La défaite des Patriotes fut un coup très dur contre la population du Bas-Canada. Quelques décennies plus tard, l’esprit de rébellion ressortit au grand jour, avec les grandes manifestations anti-impérialistes et le massacre des Métis de Louis Riel. Il y aurait plusieurs leçons à comprendre si l’histoire était enseignée convenablement aux jeunes (elle ne l’est pas).

 Le projet d‘indépendance des Patriotes était intiment lié à celui de la république. Il fallait libérer les paysans et séparer l’Église de l’État pour construire une structure démocratique. Bref, on ne crée pas un nouveau pays dans le vide. L’émancipation nationale, cela va de pair avec l’émancipation sociale. Il n’y a pas de raccourci.

 Les anciens colons français étaient devenus des canadiens-français et ils étaient métissés, avec les populations autochtones d’une part, et avec les nouveaux arrivants arrivés sur le territoire au 19ième siècle, notamment les Irlandais. L’identité était en changement, elle n’est jamais déterminée une fois pour toute comme le prétendent les nationalistes de droite depuis Lionel Groulx.

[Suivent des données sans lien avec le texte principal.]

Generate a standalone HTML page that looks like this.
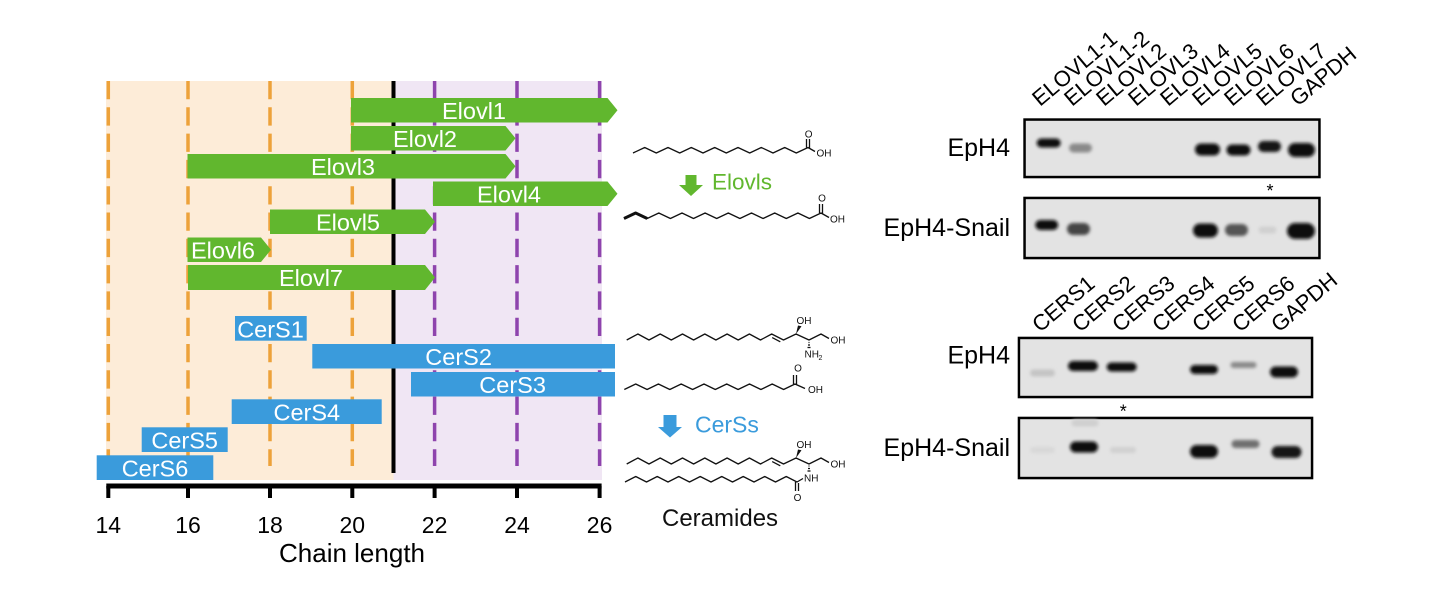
<!DOCTYPE html>
<html>
<head>
<meta charset="utf-8">
<style>
html,body{margin:0;padding:0;background:#fff;}
svg{display:block;}
text{font-family:"Liberation Sans",Arial,sans-serif;}
</style>
</head>
<body>
<svg width="1440" height="596" viewBox="0 0 1440 596" xmlns="http://www.w3.org/2000/svg">
<defs>
<filter id="b" x="-50%" y="-100%" width="200%" height="300%"><feGaussianBlur stdDeviation="1.6"/></filter>
</defs>
<rect x="0" y="0" width="1440" height="596" fill="#fff"/>

<!-- backgrounds -->
<rect x="106" y="81" width="287.5" height="399" fill="#fdecd8"/>
<rect x="393.5" y="81" width="208.5" height="399" fill="#f0e6f4"/>

<!-- dashed lines -->
<g stroke="#eda23a" stroke-width="3.5" stroke-dasharray="18.3 8">
<line x1="108.3" y1="81" x2="108.3" y2="466"/>
<line x1="188" y1="81" x2="188" y2="466"/>
<line x1="270" y1="81" x2="270" y2="466"/>
<line x1="352.3" y1="81" x2="352.3" y2="466"/>
</g>
<g stroke="#8e44ad" stroke-width="3.5" stroke-dasharray="18.3 8">
<line x1="434.6" y1="81" x2="434.6" y2="466"/>
<line x1="517" y1="81" x2="517" y2="466"/>
<line x1="599.6" y1="81" x2="599.6" y2="466"/>
</g>
<line x1="393.5" y1="81" x2="393.5" y2="473" stroke="#000" stroke-width="4"/>

<!-- Elovl arrows -->
<g fill="#61b72e">
<polygon points="351,98 607.5,98 617.5,110.25 607.5,122.5 351,122.5"/>
<polygon points="351,126 505.5,126 515.5,138.25 505.5,150.5 351,150.5"/>
<polygon points="187.5,154 505.5,154 515.5,166.25 505.5,178.5 187.5,178.5"/>
<polygon points="433,181.5 607.5,181.5 617.5,193.75 607.5,206 433,206"/>
<polygon points="270,209.5 425,209.5 435,221.75 425,234 270,234"/>
<polygon points="187.5,237.5 261,237.5 271,249.75 261,262 187.5,262"/>
<polygon points="188,265 425,265 435,277.5 425,290 188,290"/>
</g>
<g fill="#fff" font-size="23.5" text-anchor="middle">
<text x="474" y="119">Elovl1</text>
<text x="425" y="147">Elovl2</text>
<text x="343" y="175">Elovl3</text>
<text x="509" y="202.5">Elovl4</text>
<text x="348" y="230.5">Elovl5</text>
<text x="223" y="258.5">Elovl6</text>
<text x="311" y="286">Elovl7</text>
</g>

<!-- CerS bars -->
<g fill="#3a9bdc">
<rect x="235" y="316" width="71.7" height="24.7"/>
<rect x="312.3" y="344" width="302.7" height="24.5"/>
<rect x="411" y="372" width="204" height="24.5"/>
<rect x="231.7" y="399.3" width="150" height="24.7"/>
<rect x="141.7" y="427.3" width="86" height="24.7"/>
<rect x="96.7" y="455.3" width="116.6" height="24.7"/>
</g>
<g fill="#fff" font-size="23.5" text-anchor="middle">
<text x="270.5" y="337.3">CerS1</text>
<text x="458.6" y="365">CerS2</text>
<text x="512.6" y="393">CerS3</text>
<text x="306.8" y="420.5">CerS4</text>
<text x="184.7" y="448.3">CerS5</text>
<text x="155" y="476.3">CerS6</text>
</g>

<!-- axis -->
<line x1="106.3" y1="486" x2="601.6" y2="486" stroke="#000" stroke-width="5"/>
<g stroke="#000" stroke-width="4">
<line x1="108.3" y1="486" x2="108.3" y2="498"/>
<line x1="188" y1="486" x2="188" y2="498"/>
<line x1="270" y1="486" x2="270" y2="498"/>
<line x1="352.3" y1="486" x2="352.3" y2="498"/>
<line x1="434.6" y1="486" x2="434.6" y2="498"/>
<line x1="517" y1="486" x2="517" y2="498"/>
<line x1="599.6" y1="486" x2="599.6" y2="498"/>
</g>
<g fill="#000" font-size="23" text-anchor="middle">
<text x="108.3" y="533">14</text>
<text x="188" y="533">16</text>
<text x="270" y="533">18</text>
<text x="352.3" y="533">20</text>
<text x="434.6" y="533">22</text>
<text x="517" y="533">24</text>
<text x="599.6" y="533">26</text>
</g>
<text x="352" y="562" font-size="26" text-anchor="middle" fill="#000">Chain length</text>

<!-- Chemical structures -->
<g fill="none" stroke="#111" stroke-width="1.3" stroke-linejoin="round">
<!-- S1 -->
<polyline points="633,153 644.7,147.5 656.3,153 668,147.5 679.7,153 691.3,147.5 703,153 714.7,147.5 726.3,153 738,147.5 749.7,153 761.3,147.5 773,153 784.7,147.5 796.3,153 808,147.5 815,151.5"/>
<line x1="806.5" y1="147.5" x2="806.5" y2="139"/>
<line x1="809.5" y1="148.5" x2="809.5" y2="139"/>
<!-- S2 -->
<polyline points="624,218.5 635.6,213 647.2,218.5 658.8,213 670.4,218.5 682,213 693.5,218.5 705.1,213 716.7,218.5 728.3,213 739.9,218.5 751.5,213 763.1,218.5 774.7,213 786.3,218.5 797.9,213 809.4,218.5 821,213 829,217.5"/>
<line x1="819.5" y1="213" x2="819.5" y2="204"/>
<line x1="822.5" y1="214" x2="822.5" y2="204"/>
<!-- S3 -->
<polyline points="626.7,340 637.9,334 649,340 660.2,334 671.3,340 682.5,334 693.6,340 704.8,334 715.9,340 727.1,334 738.2,340 749.4,334 760.5,340 771.7,334 783.5,340 796,334 809,340 821,334 829,338.5"/>
<line x1="772.2" y1="337.6" x2="780.3" y2="341.8"/>
<line x1="808.5" y1="342.5" x2="809.5" y2="342.5"/>
<line x1="808" y1="345" x2="810" y2="345"/>
<line x1="807.5" y1="347.5" x2="810.5" y2="347.5"/>
<!-- S4 -->
<polyline points="624.3,389.5 635.7,384 647.1,389.5 658.4,384 669.8,389.5 681.2,384 692.6,389.5 704,384 715.3,389.5 726.7,384 738.1,389.5 749.5,384 760.9,389.5 772.2,384 783.6,389.5 795,384 805,388.5"/>
<line x1="793.5" y1="384" x2="793.5" y2="375"/>
<line x1="796.5" y1="385" x2="796.5" y2="375"/>
<!-- S5 upper -->
<polyline points="626.7,464 637.9,458 649,464 660.2,458 671.3,464 682.5,458 693.6,464 704.8,458 715.9,464 727.1,458 738.2,464 749.4,458 760.5,464 771.7,458 783.5,464 796,458 809,464 821,458 829,462.5"/>
<line x1="772.2" y1="461.6" x2="780.3" y2="465.8"/>
<line x1="808.5" y1="466" x2="809.5" y2="466"/>
<line x1="808" y1="468.5" x2="810" y2="468.5"/>
<line x1="807.5" y1="471" x2="810.5" y2="471"/>
<!-- S5 lower -->
<polyline points="625,482 635.75,476.5 646.5,482 657.25,476.5 668,482 678.75,476.5 689.5,482 700.25,476.5 711,482 721.75,476.5 732.5,482 743.25,476.5 754,482 764.75,476.5 775.5,482 786.25,476.5 797,482 803,478.5"/>
<line x1="795.5" y1="482" x2="795.5" y2="491"/>
<line x1="798.5" y1="483" x2="798.5" y2="491"/>
</g>
<polyline points="624,218.5 635.6,213 647.2,218.5" fill="none" stroke="#111" stroke-width="3" stroke-linejoin="round"/>
<polygon points="796,334 798,325.5 801.5,326.3" fill="#111"/>
<polygon points="796,458 798,449.5 801.5,450.3" fill="#111"/>
<g fill="#111" font-size="10">
<text x="808.7" y="137.5" text-anchor="middle">O</text>
<text x="816.5" y="156.7">OH</text>
<text x="822" y="201.7" text-anchor="middle">O</text>
<text x="830" y="222.7">OH</text>
<text x="804" y="324" text-anchor="middle">OH</text>
<text x="830.5" y="343.5">OH</text>
<text x="804.5" y="357.5">NH</text><text x="818.5" y="360" font-size="7">2</text>
<text x="798" y="371.7" text-anchor="middle">O</text>
<text x="808" y="393">OH</text>
<text x="804" y="448" text-anchor="middle">OH</text>
<text x="830.5" y="467.5">OH</text>
<text x="804" y="481.5">NH</text>
<text x="797.5" y="501" text-anchor="middle">O</text>
</g>

<!-- Elovls arrow -->
<polygon points="685.5,175 696.5,175 696.5,185 703,185 691,196 679,185 685.5,185" fill="#61b72e"/>
<text x="712" y="189.3" font-size="22.5" fill="#61b72e">Elovls</text>
<!-- CerSs arrow -->
<polygon points="663.5,415 676.5,415 676.5,427 682,427 670,437.5 658,427 663.5,427" fill="#3a9bdc"/>
<text x="695" y="432.7" font-size="23" fill="#3a9bdc">CerSs</text>
<text x="662" y="526" font-size="24" fill="#111">Ceramides</text>

<!-- Gel labels ELOVL -->
<g fill="#000" font-size="22">
<text transform="translate(1040,107) rotate(-40)">ELOVL1-1</text>
<text transform="translate(1072,107) rotate(-40)">ELOVL1-2</text>
<text transform="translate(1104,107) rotate(-40)">ELOVL2</text>
<text transform="translate(1136,107) rotate(-40)">ELOVL3</text>
<text transform="translate(1168,107) rotate(-40)">ELOVL4</text>
<text transform="translate(1200,107) rotate(-40)">ELOVL5</text>
<text transform="translate(1232,107) rotate(-40)">ELOVL6</text>
<text transform="translate(1264,107) rotate(-40)">ELOVL7</text>
<text transform="translate(1298,107) rotate(-40)">GAPDH</text>
</g>
<g fill="#000" font-size="22">
<text transform="translate(1040,333) rotate(-40)">CERS1</text>
<text transform="translate(1080,333) rotate(-40)">CERS2</text>
<text transform="translate(1120,333) rotate(-40)">CERS3</text>
<text transform="translate(1160,333) rotate(-40)">CERS4</text>
<text transform="translate(1200,333) rotate(-40)">CERS5</text>
<text transform="translate(1240,333) rotate(-40)">CERS6</text>
<text transform="translate(1279,333) rotate(-40)">GAPDH</text>
</g>

<!-- row labels -->
<g fill="#000" font-size="25" text-anchor="end">
<text x="1010" y="156">EpH4</text>
<text x="1010" y="236">EpH4-Snail</text>
<text x="1010" y="363.5">EpH4</text>
<text x="1010" y="456">EpH4-Snail</text>
</g>

<!-- Gels -->
<g fill="#e3e3e3" stroke="#000" stroke-width="2.5">
<rect x="1024.55" y="119.55" width="294.9" height="57.5"/>
<rect x="1024.55" y="197.95" width="294.9" height="60.1"/>
<rect x="1018.95" y="337.95" width="293.1" height="59.1"/>
<rect x="1018.95" y="417.95" width="293.1" height="60.1"/>
</g>

<!-- Bands gel 1 -->
<g filter="url(#b)">
<rect x="1036.7" y="138.5" width="24" height="9" rx="4.5" fill="#111"/>
<rect x="1069" y="143.5" width="23" height="9" rx="4.5" fill="#8a8a8a"/>
<rect x="1195" y="143.5" width="25" height="12" rx="6" fill="#0a0a0a"/>
<rect x="1226.5" y="144.5" width="24" height="11" rx="5.5" fill="#111"/>
<rect x="1258" y="141" width="23" height="11" rx="5.5" fill="#151515"/>
<rect x="1288" y="143" width="27" height="14" rx="7" fill="#0a0a0a"/>
</g>
<!-- Bands gel 2 -->
<g filter="url(#b)">
<rect x="1035.2" y="220" width="23" height="10" rx="5" fill="#0d0d0d"/>
<rect x="1067" y="223" width="23" height="12" rx="6" fill="#444"/>
<rect x="1193" y="223.5" width="25" height="14" rx="7" fill="#0a0a0a"/>
<rect x="1225" y="224" width="23" height="12" rx="6" fill="#555"/>
<rect x="1258.5" y="226.5" width="18" height="7" rx="3.5" fill="#d0d0d0"/>
<rect x="1287" y="223" width="28" height="16" rx="8" fill="#0a0a0a"/>
</g>
<!-- Bands gel 3 -->
<g filter="url(#b)">
<rect x="1030" y="369.5" width="25" height="7" rx="3.5" fill="#c4c4c4"/>
<rect x="1068" y="361" width="30" height="10" rx="5" fill="#0a0a0a"/>
<rect x="1106.7" y="362.5" width="30" height="9" rx="4.5" fill="#111"/>
<rect x="1190" y="365" width="28" height="9" rx="4.5" fill="#111"/>
<rect x="1230.5" y="362" width="26" height="6" rx="3" fill="#8a8a8a"/>
<rect x="1270" y="366.5" width="28" height="11" rx="5.5" fill="#0d0d0d"/>
</g>
<!-- Bands gel 4 -->
<g filter="url(#b)">
<rect x="1030" y="447" width="25" height="6" rx="3" fill="#d8d8d8"/>
<rect x="1071.5" y="419.5" width="27" height="7" rx="3.5" fill="#cfcfcf"/>
<rect x="1070" y="441.5" width="28" height="11" rx="5.5" fill="#0a0a0a"/>
<rect x="1110" y="447" width="26" height="6" rx="3" fill="#d0d0d0"/>
<rect x="1190" y="445" width="28" height="13" rx="6.5" fill="#0a0a0a"/>
<rect x="1231.5" y="440" width="28" height="8" rx="4" fill="#707070"/>
<rect x="1271.5" y="446" width="30" height="12" rx="6" fill="#151515"/>
</g>

<!-- asterisks -->
<text x="1270" y="197" font-size="18" text-anchor="middle" fill="#000">*</text>
<text x="1123.3" y="417.5" font-size="18" text-anchor="middle" fill="#000">*</text>
</svg>
</body>
</html>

 Les Patriotes ne voyaient pas les non-francophones comme des ennemis (un tiers environ des leaders patriotes étaient d’ascendance irlandaise). Ils pensaient s’allier au Haut-Canada (l’Ontario aujourd’hui) où existait un courant républicain significatif (certes moins fort qu’au Bas-Canada). Pour dire les choses autrement, le projet patriote n’était pas « ethnique », si on emploie les mots d’aujourd’hui.